The ESP32-S3-BOX-3, at around $50, adds a dual microphone array with hardware AEC, which solves the interruption problem cleanly. It also supports microWakeWord on-device and includes a 2.4-inch touchscreen for visual feedback. For a device that lives in a kitchen permanently, the price difference reflects a real capability improvement.
What Makes a Setup Reliable
The community post that surfaced on Hacker News is a useful guide to the distance between a setup that technically works and one that works reliably. The changes that close that gap are mostly about reducing variance: picking a Whisper model sized for your hardware so STT does not time out under load, placing the satellite within one to two meters of the speaker for consistent microphone input, tuning OpenWakeWord’s threshold to reduce false triggers without missing real ones.
A tuned pipeline runs as three Wyoming servers plus the ESPHome satellite. Wake word detection takes 50 to 80 milliseconds. STT takes 400 milliseconds to 1.5 seconds depending on hardware. TTS takes 150 to 250 milliseconds. The satellite adds roughly 100 milliseconds of network round-trip. End-to-end latency of 1 to 2.5 seconds is achievable on modest hardware, which is not instant but is good enough to stop reaching for a phone.

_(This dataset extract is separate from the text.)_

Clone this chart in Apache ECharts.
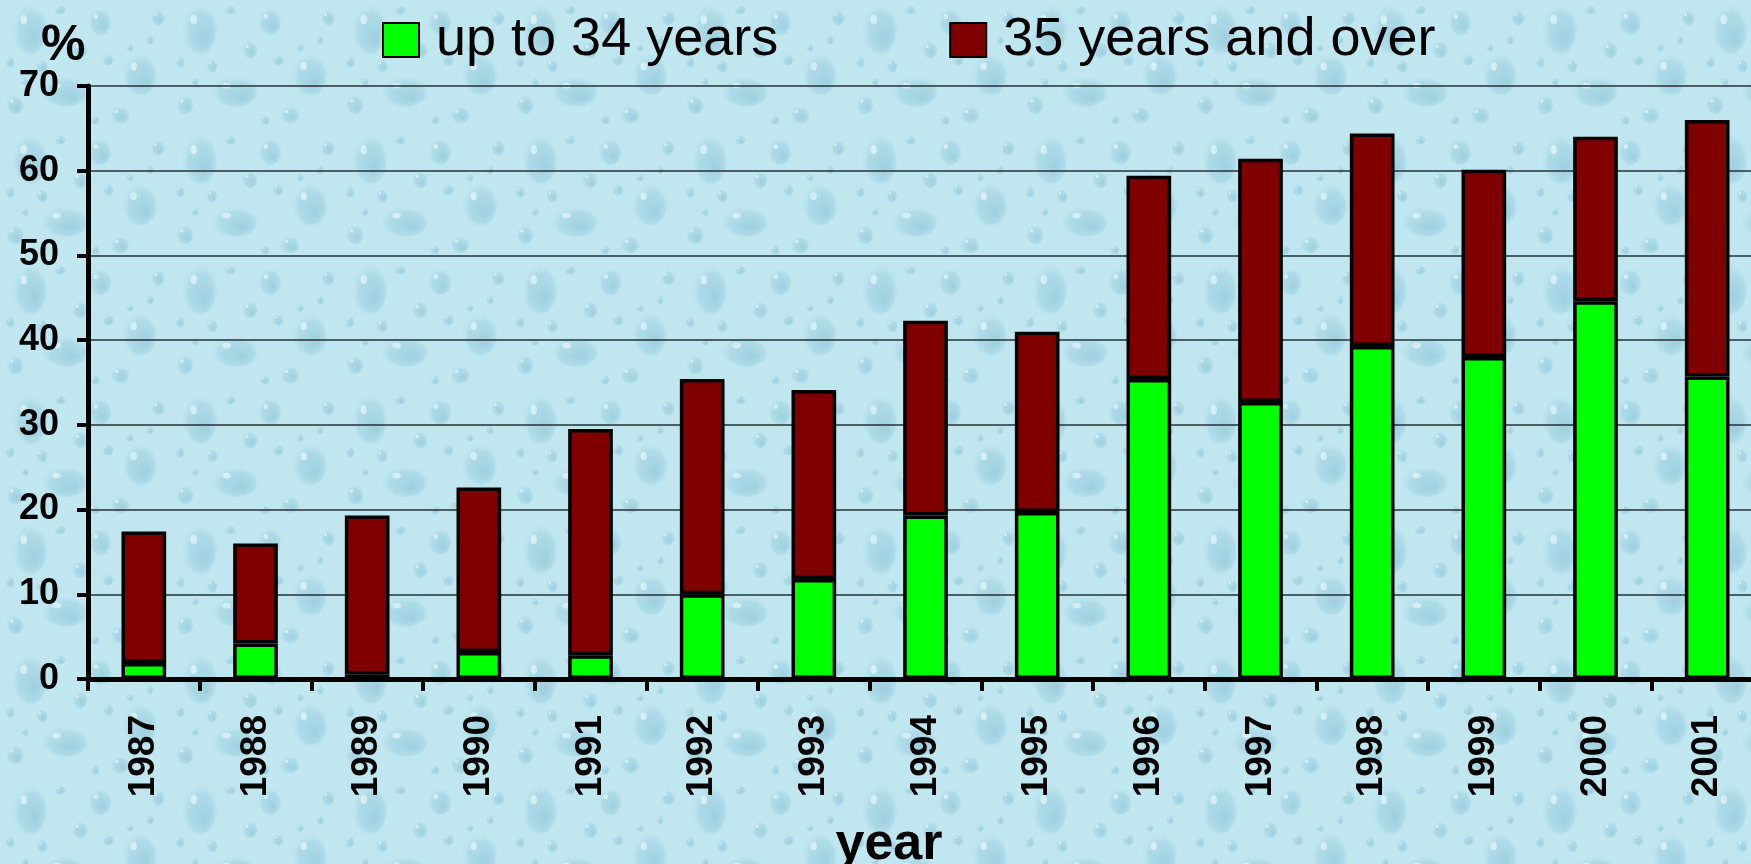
<!DOCTYPE html>
<html>
<head>
<meta charset="utf-8">
<title>Share by age group, 1987–2001</title>
<script src="https://cdn.jsdelivr.net/npm/echarts@6/dist/echarts.min.js"></script>
<style>
  html, body { margin: 0; padding: 0; background: #bde5ee; }
  #chart { width: 1751px; height: 864px; }
</style>
</head>
<body>
<div id="chart"></div>
<script>
// Years on the category axis
const years = ['1987', '1988', '1989', '1990', '1991', '1992', '1993', '1994',
               '1995', '1996', '1997', '1998', '1999', '2000', '2001'];

// Percentages per age group (stacked)
const upTo34 = [1.9, 4.2, 0.5, 3.2, 2.8, 10.0, 11.8, 19.3, 19.7, 35.4, 32.7, 39.3, 38.0, 44.6, 35.7];
const over35 = [15.5, 11.8, 18.8, 19.4, 26.7, 25.4, 22.3, 23.0, 21.3, 24.0, 28.7, 25.1, 22.1, 19.4, 30.3];

const seriesNames = ['up to 34 years', '35 years and over'];
const seriesColors = ['#00ff00', '#800000'];

// Value axis range
const yMin = 0;
const yMax = 70;
const yStep = 10;

// Water-drop backdrop: a small tile of soft droplets, repeated over the canvas
function dropTile() {
  const c = document.createElement('canvas');
  c.width = 170; c.height = 130;
  const g = c.getContext('2d');
  g.fillStyle = '#c0e7f0';
  g.fillRect(0, 0, c.width, c.height);
  // [x, y, rx, ry] of each droplet in the tile
  const drops = [
    [30, 30, 18, 26], [100, 22, 12, 14], [140, 75, 18, 22], [65, 92, 24, 16],
    [15, 105, 9, 10], [120, 115, 10, 9], [80, 50, 8, 9], [158, 18, 7, 8],
    [42, 66, 6, 7], [108, 60, 6, 6], [10, 62, 5, 6], [150, 40, 4, 5],
    [60, 10, 6, 5], [95, 120, 5, 5], [130, 48, 4, 4], [25, 82, 4, 4]
  ];
  drops.forEach(([x, y, rx, ry]) => {
    g.save();
    g.translate(x, y);
    g.scale(1, ry / rx);
    const grad = g.createRadialGradient(rx * 0.3, rx * 0.35, rx * 0.1, 0, 0, rx);
    grad.addColorStop(0, 'rgba(138,194,214,0.6)');
    grad.addColorStop(0.7, 'rgba(152,204,222,0.45)');
    grad.addColorStop(1, 'rgba(170,215,230,0)');
    g.fillStyle = grad;
    g.beginPath();
    g.arc(0, 0, rx, 0, Math.PI * 2);
    g.fill();
    g.fillStyle = 'rgba(232,249,252,0.65)';
    g.beginPath();
    g.arc(-rx * 0.35, -rx * 0.4, rx * 0.18, 0, Math.PI * 2);
    g.fill();
    g.restore();
  });
  return c;
}

const chart = echarts.init(document.getElementById('chart'), null, { renderer: 'canvas' });

const FONT = '"Liberation Sans", Arial, sans-serif';

const barStyle = (color) => ({
  color: color,
  borderColor: '#000',
  borderWidth: 3.5
});

chart.setOption({
  backgroundColor: { image: dropTile(), repeat: 'repeat' },
  animation: false,
  textStyle: { fontFamily: FONT },
  legend: {
    left: 377,
    top: 8,
    itemWidth: 36,
    itemHeight: 34,
    itemGap: 171,
    icon: 'rect',
    itemStyle: { borderColor: '#000', borderWidth: 2 },
    textStyle: {
      fontFamily: FONT,
      fontSize: 54,
      color: '#000',
      padding: [0, 0, 0, 12]
    },
    data: seriesNames
  },
  grid: {
    left: 88,
    right: -12,
    top: 86,
    bottom: 185,
    containLabel: false,
    outerBoundsMode: 'none'
  },
  xAxis: {
    type: 'category',
    data: years,
    boundaryGap: true,
    axisLine: { show: true, lineStyle: { color: '#000', width: 5 } },
    axisTick: { show: true, length: 12, lineStyle: { color: '#000', width: 4 } },
    axisLabel: {
      rotate: 90,
      margin: 36,
      fontFamily: FONT,
      fontSize: 37,
      fontWeight: 'bold',
      color: '#000'
    },
    splitLine: { show: false }
  },
  yAxis: {
    type: 'value',
    min: yMin,
    max: yMax,
    interval: yStep,
    axisLine: { show: true, lineStyle: { color: '#000', width: 5 } },
    axisTick: { show: true, length: 11, lineStyle: { color: '#000', width: 4 } },
    axisLabel: {
      margin: 29,
      fontFamily: FONT,
      fontSize: 36,
      fontWeight: 'bold',
      color: '#000'
    },
    splitLine: { show: true, lineStyle: { color: '#263235', width: 1.5 } }
  },
  series: [
    {
      name: seriesNames[0],
      type: 'bar',
      stack: 'share',
      barWidth: '40%',
      itemStyle: barStyle(seriesColors[0]),
      data: upTo34
    },
    {
      name: seriesNames[1],
      type: 'bar',
      stack: 'share',
      barWidth: '40%',
      itemStyle: barStyle(seriesColors[1]),
      data: over35
    }
  ],
  graphic: [
    {
      type: 'text',
      left: 41,
      top: 21,
      style: {
        text: '%',
        font: 'bold 50px ' + FONT,
        fill: '#000'
      }
    },
    {
      type: 'text',
      x: 889,
      y: 845,
      style: {
        text: 'year',
        font: 'bold 52px ' + FONT,
        fill: '#000',
        align: 'center',
        verticalAlign: 'middle'
      }
    }
  ]
});
</script>
</body>
</html>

The architecture that enabled this, modular components connected by a clean protocol, is more durable than any single model improvement. When a better STT model ships, you swap out one container. When Piper adds a new voice, the rest of the stack does not change. That composability is what the Wyoming protocol was designed to provide, and it is why the Home Assistant voice ecosystem converged on it rather than continuing to build monolithic solutions.